> _Goal_: Leave out the pictures; transcribe all else exactly.

## BEGIN

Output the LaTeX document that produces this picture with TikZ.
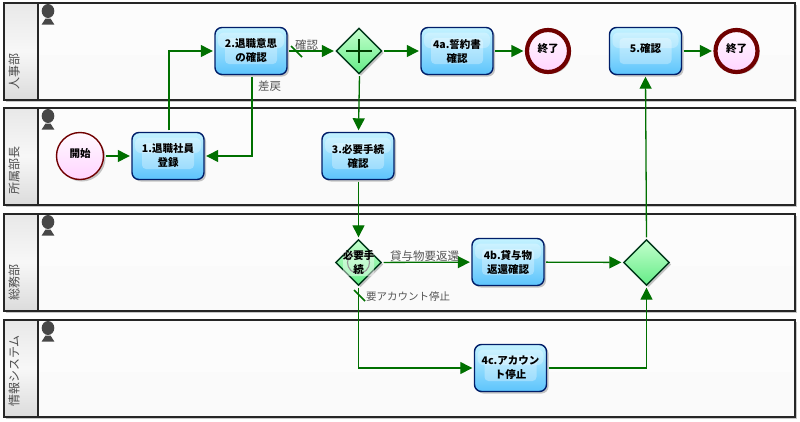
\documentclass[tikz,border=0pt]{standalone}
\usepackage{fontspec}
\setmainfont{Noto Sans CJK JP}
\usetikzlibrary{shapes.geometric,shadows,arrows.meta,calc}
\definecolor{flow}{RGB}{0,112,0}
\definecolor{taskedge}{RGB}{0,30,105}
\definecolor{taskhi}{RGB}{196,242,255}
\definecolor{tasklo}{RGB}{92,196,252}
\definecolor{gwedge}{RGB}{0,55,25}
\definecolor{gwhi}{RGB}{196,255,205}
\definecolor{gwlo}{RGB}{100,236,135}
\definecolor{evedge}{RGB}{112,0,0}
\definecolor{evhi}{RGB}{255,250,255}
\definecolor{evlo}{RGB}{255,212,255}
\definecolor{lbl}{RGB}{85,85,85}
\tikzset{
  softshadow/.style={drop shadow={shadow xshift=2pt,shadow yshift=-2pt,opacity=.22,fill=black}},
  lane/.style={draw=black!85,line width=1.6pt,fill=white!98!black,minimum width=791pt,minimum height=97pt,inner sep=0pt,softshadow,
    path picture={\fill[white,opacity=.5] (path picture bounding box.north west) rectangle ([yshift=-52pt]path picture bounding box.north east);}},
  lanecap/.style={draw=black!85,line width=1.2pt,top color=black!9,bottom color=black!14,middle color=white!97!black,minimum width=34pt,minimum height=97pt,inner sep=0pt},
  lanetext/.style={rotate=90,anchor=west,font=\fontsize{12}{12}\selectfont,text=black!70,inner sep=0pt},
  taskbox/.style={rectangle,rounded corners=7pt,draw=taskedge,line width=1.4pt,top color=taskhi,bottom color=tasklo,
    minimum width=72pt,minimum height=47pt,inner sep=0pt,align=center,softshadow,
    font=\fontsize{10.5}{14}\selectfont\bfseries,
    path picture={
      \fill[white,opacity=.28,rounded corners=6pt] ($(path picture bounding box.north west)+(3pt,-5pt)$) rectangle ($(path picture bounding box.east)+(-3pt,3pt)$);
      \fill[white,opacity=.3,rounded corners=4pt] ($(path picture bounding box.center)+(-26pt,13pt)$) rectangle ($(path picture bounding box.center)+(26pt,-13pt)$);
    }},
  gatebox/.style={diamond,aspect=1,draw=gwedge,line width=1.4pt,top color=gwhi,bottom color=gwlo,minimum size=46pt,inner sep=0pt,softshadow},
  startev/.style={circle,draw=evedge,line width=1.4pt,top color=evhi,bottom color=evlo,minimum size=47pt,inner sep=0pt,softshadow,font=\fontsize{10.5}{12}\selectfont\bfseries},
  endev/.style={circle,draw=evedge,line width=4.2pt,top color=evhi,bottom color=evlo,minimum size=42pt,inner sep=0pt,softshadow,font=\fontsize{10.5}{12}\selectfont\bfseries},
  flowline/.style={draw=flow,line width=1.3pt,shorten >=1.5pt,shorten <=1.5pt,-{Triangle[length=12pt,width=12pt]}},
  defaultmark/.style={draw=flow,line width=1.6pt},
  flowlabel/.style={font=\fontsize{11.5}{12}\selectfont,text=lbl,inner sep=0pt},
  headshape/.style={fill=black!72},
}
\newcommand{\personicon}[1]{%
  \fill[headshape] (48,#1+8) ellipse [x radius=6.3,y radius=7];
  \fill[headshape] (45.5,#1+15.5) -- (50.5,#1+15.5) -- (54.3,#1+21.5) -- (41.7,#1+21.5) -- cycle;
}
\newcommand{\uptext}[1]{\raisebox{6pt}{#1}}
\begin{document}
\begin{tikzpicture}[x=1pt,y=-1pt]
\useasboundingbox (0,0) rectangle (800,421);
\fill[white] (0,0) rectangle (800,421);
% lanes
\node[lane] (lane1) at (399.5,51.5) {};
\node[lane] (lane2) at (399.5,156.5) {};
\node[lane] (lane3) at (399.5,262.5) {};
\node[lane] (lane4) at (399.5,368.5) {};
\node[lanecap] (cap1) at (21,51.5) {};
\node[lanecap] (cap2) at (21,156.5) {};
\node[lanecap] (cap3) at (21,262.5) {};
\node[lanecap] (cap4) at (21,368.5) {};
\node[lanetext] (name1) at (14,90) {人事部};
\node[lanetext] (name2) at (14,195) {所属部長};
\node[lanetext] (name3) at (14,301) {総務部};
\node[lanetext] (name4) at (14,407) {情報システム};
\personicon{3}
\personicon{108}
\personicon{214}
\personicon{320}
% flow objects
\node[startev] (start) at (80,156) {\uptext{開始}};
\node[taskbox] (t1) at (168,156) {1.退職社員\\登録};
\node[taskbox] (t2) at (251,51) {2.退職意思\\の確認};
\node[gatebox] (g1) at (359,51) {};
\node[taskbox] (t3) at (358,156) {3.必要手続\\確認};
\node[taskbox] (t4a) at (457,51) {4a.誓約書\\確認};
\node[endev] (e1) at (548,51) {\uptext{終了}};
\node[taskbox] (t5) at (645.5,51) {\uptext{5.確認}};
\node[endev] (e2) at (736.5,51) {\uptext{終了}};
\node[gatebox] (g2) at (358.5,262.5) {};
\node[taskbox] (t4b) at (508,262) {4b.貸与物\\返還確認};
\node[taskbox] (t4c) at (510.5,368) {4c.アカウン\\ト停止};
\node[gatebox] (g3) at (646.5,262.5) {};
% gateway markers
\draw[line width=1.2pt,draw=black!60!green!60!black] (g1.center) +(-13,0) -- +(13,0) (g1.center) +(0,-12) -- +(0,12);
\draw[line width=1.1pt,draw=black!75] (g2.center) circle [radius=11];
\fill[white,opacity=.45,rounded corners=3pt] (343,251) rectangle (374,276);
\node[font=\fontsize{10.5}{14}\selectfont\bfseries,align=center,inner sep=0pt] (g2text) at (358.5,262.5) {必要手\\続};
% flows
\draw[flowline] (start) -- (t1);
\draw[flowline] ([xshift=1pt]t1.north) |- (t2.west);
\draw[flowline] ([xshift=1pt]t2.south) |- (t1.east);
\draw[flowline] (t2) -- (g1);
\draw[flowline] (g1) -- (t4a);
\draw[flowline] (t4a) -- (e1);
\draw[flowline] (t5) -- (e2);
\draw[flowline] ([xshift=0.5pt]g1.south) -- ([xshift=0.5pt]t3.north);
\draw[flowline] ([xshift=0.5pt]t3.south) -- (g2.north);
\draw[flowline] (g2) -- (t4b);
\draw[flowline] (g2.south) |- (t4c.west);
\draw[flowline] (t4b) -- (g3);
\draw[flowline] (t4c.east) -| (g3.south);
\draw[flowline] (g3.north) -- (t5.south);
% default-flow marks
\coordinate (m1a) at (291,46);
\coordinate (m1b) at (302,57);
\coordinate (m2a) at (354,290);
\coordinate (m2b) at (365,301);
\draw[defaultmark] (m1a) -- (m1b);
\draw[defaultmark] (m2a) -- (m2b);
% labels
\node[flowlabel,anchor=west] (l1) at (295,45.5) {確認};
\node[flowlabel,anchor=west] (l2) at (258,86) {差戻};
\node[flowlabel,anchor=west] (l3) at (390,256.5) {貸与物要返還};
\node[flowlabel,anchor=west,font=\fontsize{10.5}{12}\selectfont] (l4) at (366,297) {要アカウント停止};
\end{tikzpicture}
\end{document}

## END

> _Solution to the problem_:
Output the LaTeX document that produces this picture with TikZ.
\documentclass[tikz,border=0pt]{standalone}
\usepackage{fontspec}
\setmainfont{Noto Sans CJK JP}
\usetikzlibrary{shapes.geometric,shadows,arrows.meta,calc}
\definecolor{flow}{RGB}{0,112,0}
\definecolor{taskedge}{RGB}{0,30,105}
\definecolor{taskhi}{RGB}{196,242,255}
\definecolor{tasklo}{RGB}{92,196,252}
\definecolor{gwedge}{RGB}{0,55,25}
\definecolor{gwhi}{RGB}{196,255,205}
\definecolor{gwlo}{RGB}{100,236,135}
\definecolor{evedge}{RGB}{112,0,0}
\definecolor{evhi}{RGB}{255,250,255}
\definecolor{evlo}{RGB}{255,212,255}
\definecolor{lbl}{RGB}{85,85,85}
\tikzset{
  softshadow/.style={drop shadow={shadow xshift=2pt,shadow yshift=-2pt,opacity=.22,fill=black}},
  lane/.style={draw=black!85,line width=1.6pt,fill=white!98!black,minimum width=791pt,minimum height=97pt,inner sep=0pt,softshadow,
    path picture={\fill[white,opacity=.5] (path picture bounding box.north west) rectangle ([yshift=-52pt]path picture bounding box.north east);}},
  lanecap/.style={draw=black!85,line width=1.2pt,top color=black!9,bottom color=black!14,middle color=white!97!black,minimum width=34pt,minimum height=97pt,inner sep=0pt},
  lanetext/.style={rotate=90,anchor=west,font=\fontsize{12}{12}\selectfont,text=black!70,inner sep=0pt},
  taskbox/.style={rectangle,rounded corners=7pt,draw=taskedge,line width=1.4pt,top color=taskhi,bottom color=tasklo,
    minimum width=72pt,minimum height=47pt,inner sep=0pt,align=center,softshadow,
    font=\fontsize{10.5}{14}\selectfont\bfseries,
    path picture={
      \fill[white,opacity=.28,rounded corners=6pt] ($(path picture bounding box.north west)+(3pt,-5pt)$) rectangle ($(path picture bounding box.east)+(-3pt,3pt)$);
      \fill[white,opacity=.3,rounded corners=4pt] ($(path picture bounding box.center)+(-26pt,13pt)$) rectangle ($(path picture bounding box.center)+(26pt,-13pt)$);
    }},
  gatebox/.style={diamond,aspect=1,draw=gwedge,line width=1.4pt,top color=gwhi,bottom color=gwlo,minimum size=46pt,inner sep=0pt,softshadow},
  startev/.style={circle,draw=evedge,line width=1.4pt,top color=evhi,bottom color=evlo,minimum size=47pt,inner sep=0pt,softshadow,font=\fontsize{10.5}{12}\selectfont\bfseries},
  endev/.style={circle,draw=evedge,line width=4.2pt,top color=evhi,bottom color=evlo,minimum size=42pt,inner sep=0pt,softshadow,font=\fontsize{10.5}{12}\selectfont\bfseries},
  flowline/.style={draw=flow,line width=1.3pt,shorten >=1.5pt,shorten <=1.5pt,-{Triangle[length=12pt,width=12pt]}},
  defaultmark/.style={draw=flow,line width=1.6pt},
  flowlabel/.style={font=\fontsize{11.5}{12}\selectfont,text=lbl,inner sep=0pt},
  headshape/.style={fill=black!72},
}
\newcommand{\personicon}[1]{%
  \fill[headshape] (48,#1+8) ellipse [x radius=6.3,y radius=7];
  \fill[headshape] (45.5,#1+15.5) -- (50.5,#1+15.5) -- (54.3,#1+21.5) -- (41.7,#1+21.5) -- cycle;
}
\newcommand{\uptext}[1]{\raisebox{6pt}{#1}}
\begin{document}
\begin{tikzpicture}[x=1pt,y=-1pt]
\useasboundingbox (0,0) rectangle (800,421);
\fill[white] (0,0) rectangle (800,421);
% lanes
\node[lane] (lane1) at (399.5,51.5) {};
\node[lane] (lane2) at (399.5,156.5) {};
\node[lane] (lane3) at (399.5,262.5) {};
\node[lane] (lane4) at (399.5,368.5) {};
\node[lanecap] (cap1) at (21,51.5) {};
\node[lanecap] (cap2) at (21,156.5) {};
\node[lanecap] (cap3) at (21,262.5) {};
\node[lanecap] (cap4) at (21,368.5) {};
\node[lanetext] (name1) at (14,90) {人事部};
\node[lanetext] (name2) at (14,195) {所属部長};
\node[lanetext] (name3) at (14,301) {総務部};
\node[lanetext] (name4) at (14,407) {情報システム};
\personicon{3}
\personicon{108}
\personicon{214}
\personicon{320}
% flow objects
\node[startev] (start) at (80,156) {\uptext{開始}};
\node[taskbox] (t1) at (168,156) {1.退職社員\\登録};
\node[taskbox] (t2) at (251,51) {2.退職意思\\の確認};
\node[gatebox] (g1) at (359,51) {};
\node[taskbox] (t3) at (358,156) {3.必要手続\\確認};
\node[taskbox] (t4a) at (457,51) {4a.誓約書\\確認};
\node[endev] (e1) at (548,51) {\uptext{終了}};
\node[taskbox] (t5) at (645.5,51) {\uptext{5.確認}};
\node[endev] (e2) at (736.5,51) {\uptext{終了}};
\node[gatebox] (g2) at (358.5,262.5) {};
\node[taskbox] (t4b) at (508,262) {4b.貸与物\\返還確認};
\node[taskbox] (t4c) at (510.5,368) {4c.アカウン\\ト停止};
\node[gatebox] (g3) at (646.5,262.5) {};
% gateway markers
\draw[line width=1.2pt,draw=black!60!green!60!black] (g1.center) +(-13,0) -- +(13,0) (g1.center) +(0,-12) -- +(0,12);
\draw[line width=1.1pt,draw=black!75] (g2.center) circle [radius=11];
\fill[white,opacity=.45,rounded corners=3pt] (343,251) rectangle (374,276);
\node[font=\fontsize{10.5}{14}\selectfont\bfseries,align=center,inner sep=0pt] (g2text) at (358.5,262.5) {必要手\\続};
% flows
\draw[flowline] (start) -- (t1);
\draw[flowline] ([xshift=1pt]t1.north) |- (t2.west);
\draw[flowline] ([xshift=1pt]t2.south) |- (t1.east);
\draw[flowline] (t2) -- (g1);
\draw[flowline] (g1) -- (t4a);
\draw[flowline] (t4a) -- (e1);
\draw[flowline] (t5) -- (e2);
\draw[flowline] ([xshift=0.5pt]g1.south) -- ([xshift=0.5pt]t3.north);
\draw[flowline] ([xshift=0.5pt]t3.south) -- (g2.north);
\draw[flowline] (g2) -- (t4b);
\draw[flowline] (g2.south) |- (t4c.west);
\draw[flowline] (t4b) -- (g3);
\draw[flowline] (t4c.east) -| (g3.south);
\draw[flowline] (g3.north) -- (t5.south);
% default-flow marks
\coordinate (m1a) at (291,46);
\coordinate (m1b) at (302,57);
\coordinate (m2a) at (354,290);
\coordinate (m2b) at (365,301);
\draw[defaultmark] (m1a) -- (m1b);
\draw[defaultmark] (m2a) -- (m2b);
% labels
\node[flowlabel,anchor=west] (l1) at (295,45.5) {確認};
\node[flowlabel,anchor=west] (l2) at (258,86) {差戻};
\node[flowlabel,anchor=west] (l3) at (390,256.5) {貸与物要返還};
\node[flowlabel,anchor=west,font=\fontsize{10.5}{12}\selectfont] (l4) at (366,297) {要アカウント停止};
\end{tikzpicture}
\end{document}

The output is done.